··· RECORDS SHOWN ···

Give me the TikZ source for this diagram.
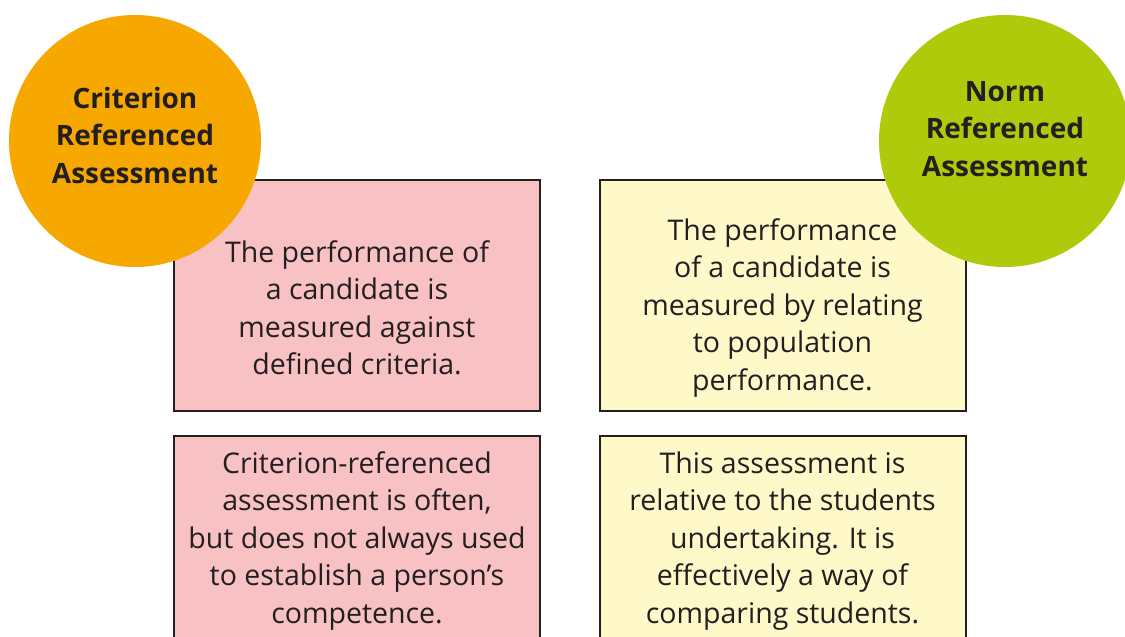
\documentclass[tikz,border=0pt]{standalone}
\usepackage{fontspec}
\setmainfont{Open Sans}
\definecolor{orangec}{HTML}{F6A800}
\definecolor{greenc}{HTML}{AFCA0B}
\definecolor{pinkc}{HTML}{F8C1C3}
\definecolor{yellowc}{HTML}{FFF8C8}
\definecolor{inkc}{HTML}{231F20}
\tikzset{
  box/.style={draw=inkc, line width=2pt, rectangle, minimum width=366pt, inner sep=0pt},
  boxtext/.style={align=center, text=inkc, font=\fontsize{28.5}{37.5}\selectfont, inner sep=0pt},
  disc/.style={circle, minimum size=252pt, inner sep=0pt},
  disctext/.style={align=center, text=inkc, font=\bfseries\fontsize{28}{37.5}\selectfont, inner sep=0pt},
}
\begin{document}
\begin{tikzpicture}[x=1pt,y=-1pt]
\useasboundingbox (0,0) rectangle (1125,637);
\clip (0,0) rectangle (1125,637);
\fill[white] (0,0) rectangle (1125,637);
% boxes
\node[box, fill=pinkc, minimum height=231pt] (b1) at (357,295.5) {};
\node[box, fill=pinkc, minimum height=234pt] (b3) at (357,553) {};
\node[box, fill=yellowc, minimum height=231pt] (b2) at (782.5,295.5) {};
\node[box, fill=yellowc, minimum height=234pt] (b4) at (782.5,553) {};
% texts
\node[boxtext] (t1) at (357,308) {The performance of\\a candidate is\\measured against\\defined criteria.};
\node[boxtext] (t2) at (782.5,308) {The performance\\of a candidate is\\measured by relating\\to population\\performance.};
\node[boxtext] (t3) at (357,541) {Criterion-referenced\\assessment is often,\\but does not always used\\to establish a person’s\\competence.};
\node[boxtext] (t4) at (782.5,541) {This assessment is\\relative to the students\\undertaking. It is\\effectively a way of\\comparing students.};
% circles
\node[disc, fill=orangec] (c1) at (135,141) {};
\node[disc, fill=greenc] (c2) at (1005,141) {};
\node[disctext] (c1t) at (135,135) {Criterion\\Referenced\\Assessment};
\node[disctext] (c2t) at (1005,129) {Norm\\Referenced\\Assessment};
\end{tikzpicture}
\end{document}
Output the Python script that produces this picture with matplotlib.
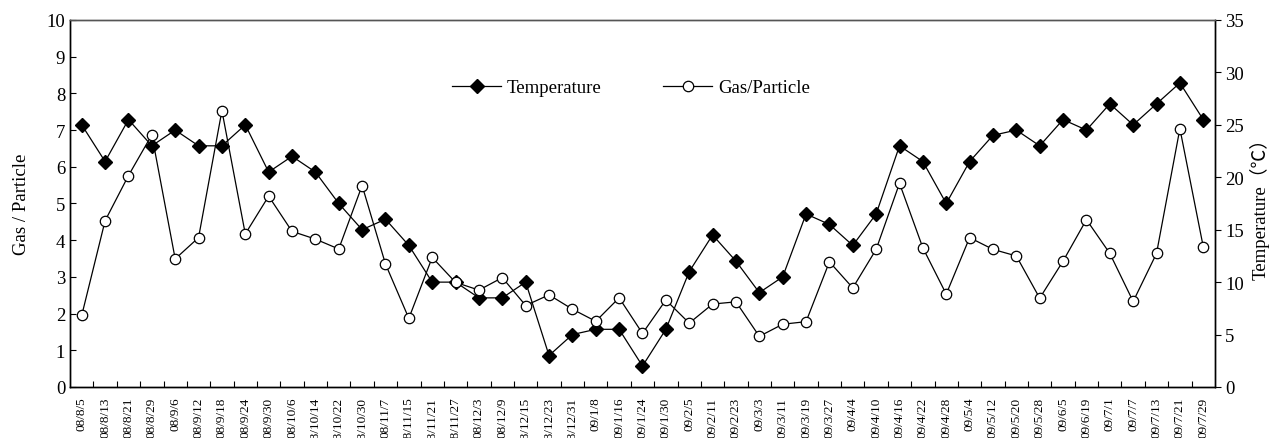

···

YOUR TASK -
Copy all the records above exactly, but leave out the pictures.

OUTPUT OF THE TASK -
Give me the TikZ source for this diagram.
\documentclass[tikz,border=0pt]{standalone}
\usepackage{fontspec}
\setmainfont{Open Sans}
\definecolor{orangec}{HTML}{F6A800}
\definecolor{greenc}{HTML}{AFCA0B}
\definecolor{pinkc}{HTML}{F8C1C3}
\definecolor{yellowc}{HTML}{FFF8C8}
\definecolor{inkc}{HTML}{231F20}
\tikzset{
  box/.style={draw=inkc, line width=2pt, rectangle, minimum width=366pt, inner sep=0pt},
  boxtext/.style={align=center, text=inkc, font=\fontsize{28.5}{37.5}\selectfont, inner sep=0pt},
  disc/.style={circle, minimum size=252pt, inner sep=0pt},
  disctext/.style={align=center, text=inkc, font=\bfseries\fontsize{28}{37.5}\selectfont, inner sep=0pt},
}
\begin{document}
\begin{tikzpicture}[x=1pt,y=-1pt]
\useasboundingbox (0,0) rectangle (1125,637);
\clip (0,0) rectangle (1125,637);
\fill[white] (0,0) rectangle (1125,637);
% boxes
\node[box, fill=pinkc, minimum height=231pt] (b1) at (357,295.5) {};
\node[box, fill=pinkc, minimum height=234pt] (b3) at (357,553) {};
\node[box, fill=yellowc, minimum height=231pt] (b2) at (782.5,295.5) {};
\node[box, fill=yellowc, minimum height=234pt] (b4) at (782.5,553) {};
% texts
\node[boxtext] (t1) at (357,308) {The performance of\\a candidate is\\measured against\\defined criteria.};
\node[boxtext] (t2) at (782.5,308) {The performance\\of a candidate is\\measured by relating\\to population\\performance.};
\node[boxtext] (t3) at (357,541) {Criterion-referenced\\assessment is often,\\but does not always used\\to establish a person’s\\competence.};
\node[boxtext] (t4) at (782.5,541) {This assessment is\\relative to the students\\undertaking. It is\\effectively a way of\\comparing students.};
% circles
\node[disc, fill=orangec] (c1) at (135,141) {};
\node[disc, fill=greenc] (c2) at (1005,141) {};
\node[disctext] (c1t) at (135,135) {Criterion\\Referenced\\Assessment};
\node[disctext] (c2t) at (1005,129) {Norm\\Referenced\\Assessment};
\end{tikzpicture}
\end{document}
Output the Python script that produces this picture with matplotlib.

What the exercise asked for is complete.